The gap in funding in the critical early years following the first (government-funded) year of fellowship and before obtaining career development funding derails many promising academic careers before they can even get started. This is where the John A. Hartford Foundation has stepped in. Recognizing the necessity to actively recruit and train the next generation of academic geriatricians to ensure that tomorrow’s care of older patients will be better than today, since 1988, the Foundation has supported advanced fellowship training in geriatrics to prepare future medical school faculty.

The strategy of the Centers of Excellence initiative is to identify medical schools with the necessary components for training academic geriatricians—such as research infrastructure, advanced training opportunities, and academic mentoring—then add resources to these institutions to train larger numbers of future faculty more rapidly than would otherwise be possible. Centers of Excellence funds are used as salary support to allow for protected time to conduct research, train to become clinician educators, and pioneer new models of care. Having received the highest quality mentorship and support, these young scholars acquire the skills to build a solid foundation on which to launch successful careers and to become tomorrow’s leaders and innovators in the field of geriatric medicine.

Common Attributes of Hartford Centers of Excellence

The 24 Hartford Centers of Excellence in Geriatric Medicine and training, including two Centers in Geriatric Psychiatry, share:

  • Leadership and depth of faculty (basic science, clinical, and multidisciplinary)
  • Successful recruitment of geriatric fellows and pursuing research and academic career training
  • Existence of a geriatrics department, division, or section
  • Access to excellent geriatric clinical facilities across the continuum of care

  • Demonstrated success in obtaining competitive research funding
  • History of success in producing academic faculty and successful researchers in geriatric medicine
  • Highly visible institutional commitment to geriatrics

Since the inception of this program, the Hartford-designated Centers of Excellence have produced hundreds of geriatric-expert leaders in medical research, education and practice. Centers of Excellence have also helped to create a higher level of recognition and appreciation of the discipline throughout their respective medical centers, universities and affiliated clinical service settings.

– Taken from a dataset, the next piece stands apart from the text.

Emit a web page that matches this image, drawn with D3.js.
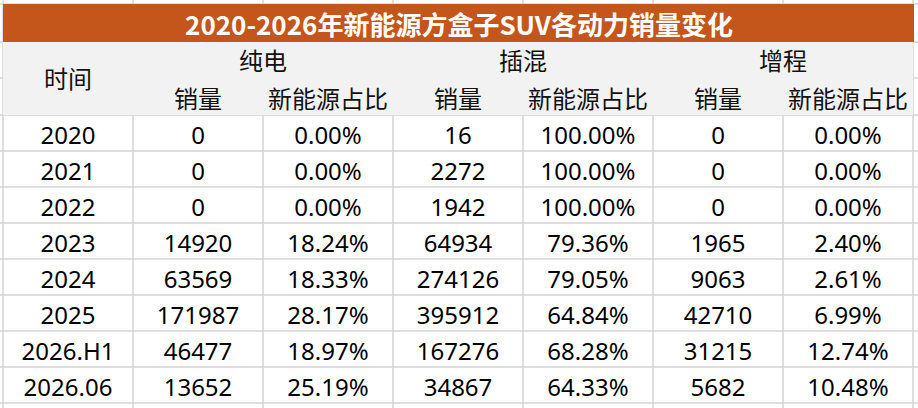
<!DOCTYPE html>
<html>
<head>
<meta charset="utf-8">
<script src="https://cdn.jsdelivr.net/npm/d3@7"></script>
<style>
  html, body { margin: 0; padding: 0; background: #fff; }
  svg { display: block; font-family: "Noto Sans", "Noto Sans CJK SC", sans-serif; }
</style>
</head>
<body>
<svg id="chart"></svg>
<script>
// table data
var title = "2020-2026年新能源方盒子SUV各动力销量变化";
var periods = ["2020", "2021", "2022", "2023", "2024", "2025", "2026.H1", "2026.06"];
var groups = ["纯电", "插混", "增程"];
var subHeads = ["销量", "新能源占比"];
var bevSales = [0, 0, 0, 14920, 63569, 171987, 46477, 13652];
var bevShare = [0, 0, 0, 18.24, 18.33, 28.17, 18.97, 25.19];
var phevSales = [16, 2272, 1942, 64934, 274126, 395912, 167276, 34867];
var phevShare = [100, 100, 100, 79.36, 79.05, 64.84, 68.28, 64.33];
var erevSales = [0, 0, 0, 1965, 9063, 42710, 31215, 5682];
var erevShare = [0, 0, 0, 2.40, 2.61, 6.99, 12.74, 10.48];

var W = 918, H = 408;
var svg = d3.select("#chart").attr("width", W).attr("height", H);

var cols = d3.range(7);
var x = d3.scaleBand().domain(cols).range([3, 913]);
var y = d3.scaleBand().domain(periods).range([115, 403]);
var pct = function (v) { return d3.format(".2f")(v) + "%"; };

var rows = periods.map(function (p, i) {
  return [p, bevSales[i], pct(bevShare[i]), phevSales[i], pct(phevShare[i]), erevSales[i], pct(erevShare[i])];
});

var gridColor = "#d4d4d4";

// spreadsheet grid behind everything
var gridX = cols.map(function (c) { return x(c); }).concat([x(6) + x.bandwidth()]);
var gridY = [4, 42, 78, 115].concat(periods.map(function (p) { return y(p) + y.bandwidth(); }));
svg.append("g").selectAll("line.v")
    .data(gridX)
  .enter().append("line")
    .attr("x1", function (d) { return d; })
    .attr("x2", function (d) { return d; })
    .attr("y1", 0).attr("y2", H)
    .attr("stroke", gridColor).attr("stroke-width", 1.5);
svg.append("g").selectAll("line.h")
    .data(gridY)
  .enter().append("line")
    .attr("x1", 0).attr("x2", W)
    .attr("y1", function (d) { return d; })
    .attr("y2", function (d) { return d; })
    .attr("stroke", gridColor).attr("stroke-width", 1.5);

// header block
svg.append("rect")
    .attr("x", 3).attr("y", 42)
    .attr("width", 910).attr("height", 73)
    .attr("fill", "#f2f2f2");

// title bar
svg.append("rect")
    .attr("x", 3).attr("y", 4)
    .attr("width", 911).attr("height", 38)
    .attr("fill", "#c4561b");
svg.append("text")
    .attr("x", 459).attr("y", 23)
    .attr("text-anchor", "middle")
    .attr("dominant-baseline", "central")
    .attr("fill", "#fff")
    .attr("font-family", "Noto Sans CJK SC")
    .attr("font-weight", "bold")
    .attr("font-size", 26)
    .text(title);

var head = svg.append("g").attr("font-size", 24).attr("fill", "#111")
    .attr("text-anchor", "middle").attr("dominant-baseline", "central");

head.append("text")
    .attr("x", x(0) + x.bandwidth() / 2).attr("y", 78)
    .text("时间");

head.selectAll("text.grp")
    .data(groups)
  .enter().append("text")
    .attr("class", "grp")
    .attr("x", function (d, i) { return x(1 + i * 2) + x.bandwidth(); })
    .attr("y", 60)
    .text(function (d) { return d; });

head.selectAll("text.sub")
    .data(d3.range(6))
  .enter().append("text")
    .attr("class", "sub")
    .attr("x", function (d) { return x(d + 1) + x.bandwidth() / 2; })
    .attr("y", 98)
    .text(function (d) { return subHeads[d % 2]; });

// body cells
var body = svg.append("g").attr("font-size", 24).attr("fill", "#000")
    .attr("text-anchor", "middle").attr("dominant-baseline", "central");

body.selectAll("g.row")
    .data(rows)
  .enter().append("g")
    .attr("class", "row")
    .attr("transform", function (d) { return "translate(0," + (y(d[0]) + y.bandwidth() / 2 + 1) + ")"; })
  .selectAll("text")
    .data(function (d) { return d; })
  .enter().append("text")
    .attr("x", function (d, i) { return x(i) + x.bandwidth() / 2; })
    .text(function (d) { return d; });
</script>
</body>
</html>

Career Development Process for Academic Geriatricians

After graduating from medical school and completing an internal or family medicine residency program:

First year fellowship: One year of specialized training to receive a Certificate of Added Qualifications (CAQ) in geriatric care Medicare and VA
Second, third, or fourth year of fellowship: Years to complete a substantive research project, further develop a research agenda, expand curriculum vitae, and/or prepare manuscripts for publication Little federal funding available
Research hospitals, private donors may provide support for trainees
Junior Faculty National Institutes of Health and privately funded young investigator awards
Senior Faculty National Institutes of Health Research Project and other grants
The Hartford Foundation Centers of Excellence Program provides support for the critical transition period between first-year fellowship and the first career development award. Without this support, many promising young scholars would fail to realize their academic ambitions.